REPEAT burglar Edward Wharton was today back behind bars for his latest offences.

The 23-year-old burglar and conman, who also has convictions for public order offences, was jailed for 30 months for raids he says were prompted by the consequences of a family feud.

Last year he and members of his family defied a judge's warning to behave and reacted angrily outside York Crown Court when brothers Terence and Robert Gibb-Kirk were given community service orders for burglary and assaulting Julie Wharton and a female friend.

When Edward Wharton started his latest crimes, he was on licence from a two-year sentence for a house break-in and other offences.

"You appear yet again before the crown court for offences of burglary," Judge Trevor Kent-Jones told Wharton.
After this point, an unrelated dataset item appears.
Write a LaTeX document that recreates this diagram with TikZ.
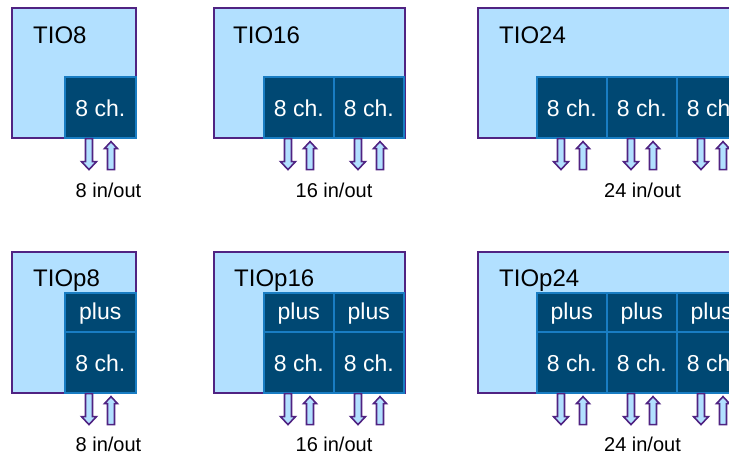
\documentclass[tikz,border=0pt]{standalone}
\usepackage{fontspec}
\setmainfont{Liberation Sans}
\usepackage{tikz}
\usetikzlibrary{positioning}

\definecolor{boxfill}{RGB}{178,224,255}
\definecolor{boxline}{RGB}{80,35,130}
\definecolor{chfill}{RGB}{0,72,115}
\definecolor{chline}{RGB}{25,125,195}

\begin{document}
\begin{tikzpicture}[
  x=1pt, y=-1pt,
  outer/.style={draw=boxline, fill=boxfill, line width=1.8pt, anchor=north west, inner sep=0pt},
  chbox/.style={draw=chline, fill=chfill, line width=1.6pt, anchor=north west, text=white,
    minimum width=70pt, minimum height=61pt, inner sep=0pt, font=\fontsize{23}{26}\selectfont,
    text height=19pt, text depth=0pt},
  plusbox/.style={chbox, minimum height=39pt, text height=19pt, text depth=5pt},
  title/.style={anchor=base west, inner sep=0pt, font=\fontsize{24}{28}\selectfont},
  io/.style={anchor=base, inner sep=0pt, font=\fontsize{20}{24}\selectfont},
  arrline/.style={draw=boxline, fill=boxfill, line width=1.6pt},
  pics/dnarr/.style={code={\draw[arrline] (-3.5,0) -- (-3.5,23) -- (-7.5,23) -- (0,31) -- (7.5,23) -- (3.5,23) -- (3.5,0) -- cycle;}},
  pics/uparr/.style={code={\draw[arrline] (-3.5,28) -- (-3.5,7) -- (-6.5,7) -- (0,0) -- (6.5,7) -- (3.5,7) -- (3.5,28) -- cycle;}}
]
\path[use as bounding box, clip] (0,0) rectangle (729,453);

% top row
\node[outer, minimum width=124pt, minimum height=130pt] (o8) at (11,7) {};
\node[outer, minimum width=191pt, minimum height=130pt] (o16) at (213,7) {};
\node[outer, minimum width=269pt, minimum height=130pt] (o24) at (477,7) {};
\node[title] (t8) at (33,43) {TIO8};
\node[title] (t16) at (233,43) {TIO16};
\node[title] (t24) at (499,43) {TIO24};
\node[chbox, minimum width=71pt] (c8a) at (64,76) {8 ch.};
\node[chbox] (c16a) at (263,76) {8 ch.};
\node[chbox] (c16b) at (333,76) {8 ch.};
\node[chbox] (c24a) at (536,76) {8 ch.};
\node[chbox] (c24b) at (606,76) {8 ch.};
\node[chbox] (c24c) at (676,76) {8 ch.};
\node[io] (l8) at (108.5,197) {8 in/out};
\node[io] (l16) at (334,197) {16 in/out};
\node[io] (l24) at (642.5,197) {24 in/out};

% bottom row
\node[outer, minimum width=124pt, minimum height=141pt] (op8) at (11,251) {};
\node[outer, minimum width=191pt, minimum height=141pt] (op16) at (213,251) {};
\node[outer, minimum width=269pt, minimum height=141pt] (op24) at (477,251) {};
\node[title] (tp8) at (33,286) {TIOp8};
\node[title] (tp16) at (234,286) {TIOp16};
\node[title] (tp24) at (499,286) {TIOp24};
\node[plusbox, minimum width=71pt] (u8a) at (64,292) {plus};
\node[plusbox] (u16a) at (263,292) {plus};
\node[plusbox] (u16b) at (333,292) {plus};
\node[plusbox] (u24a) at (536,292) {plus};
\node[plusbox] (u24b) at (606,292) {plus};
\node[plusbox] (u24c) at (676,292) {plus};
\node[chbox, minimum width=71pt] (p8a) at (64,331) {8 ch.};
\node[chbox] (p16a) at (263,331) {8 ch.};
\node[chbox] (p16b) at (333,331) {8 ch.};
\node[chbox] (p24a) at (536,331) {8 ch.};
\node[chbox] (p24b) at (606,331) {8 ch.};
\node[chbox] (p24c) at (676,331) {8 ch.};
\node[io] (lp8) at (108.5,451) {8 in/out};
\node[io] (lp16) at (334,451) {16 in/out};
\node[io] (lp24) at (642.5,451) {24 in/out};

% in/out arrows under every channel block
\foreach \b in {c8a,c16a,c16b,c24a,c24b,c24c,p8a,p16a,p16b,p24a,p24b,p24c} {
  \pic at ([xshift=25pt]\b.south west) {dnarr};
  \pic at ([xshift=47pt,yshift=-3pt]\b.south west) {uparr};
}
\end{tikzpicture}
\end{document}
"Two of these are house burglaries. One was a burglary on a betting shop you committed quite shortly after you had been released from prison and quite valuable property was taken from it."

Wharton, of Nunthorpe Crescent, South Bank, York, pleaded guilty to burgling a house in South Bank, and burgling the betting shop. He asked for a second house burglary, a hotel burglary and two offences of obtaining money by deception to be taken into consideration.

York Crown Court was told that Wharton had conned two people he says are male and not elderly into handing over about £900 for gardening work he did not do.

For Wharton, David Bradshaw said he needed money after his premises were attacked by members of the Gibb-Kirk family.

He had committed the burglaries because his financial needs were so desperate.

But he denied stealing some of the property said to have been taken in the raids.

In August 1997, Edward Wharton was jailed for two years for burglary and deception, including an offence of deceiving an 87-year-old woman in York, with another young man.

Released on licence halfway through the sentence, he committed a public order offence against a young shop assistant and was sent back to jail for two months.

He was back on licence for the two-year sentence when he broke into the betting shop.

His burglary career began in 1994 when he was jailed for eight months. He has had regular convictions for burglaries ever since.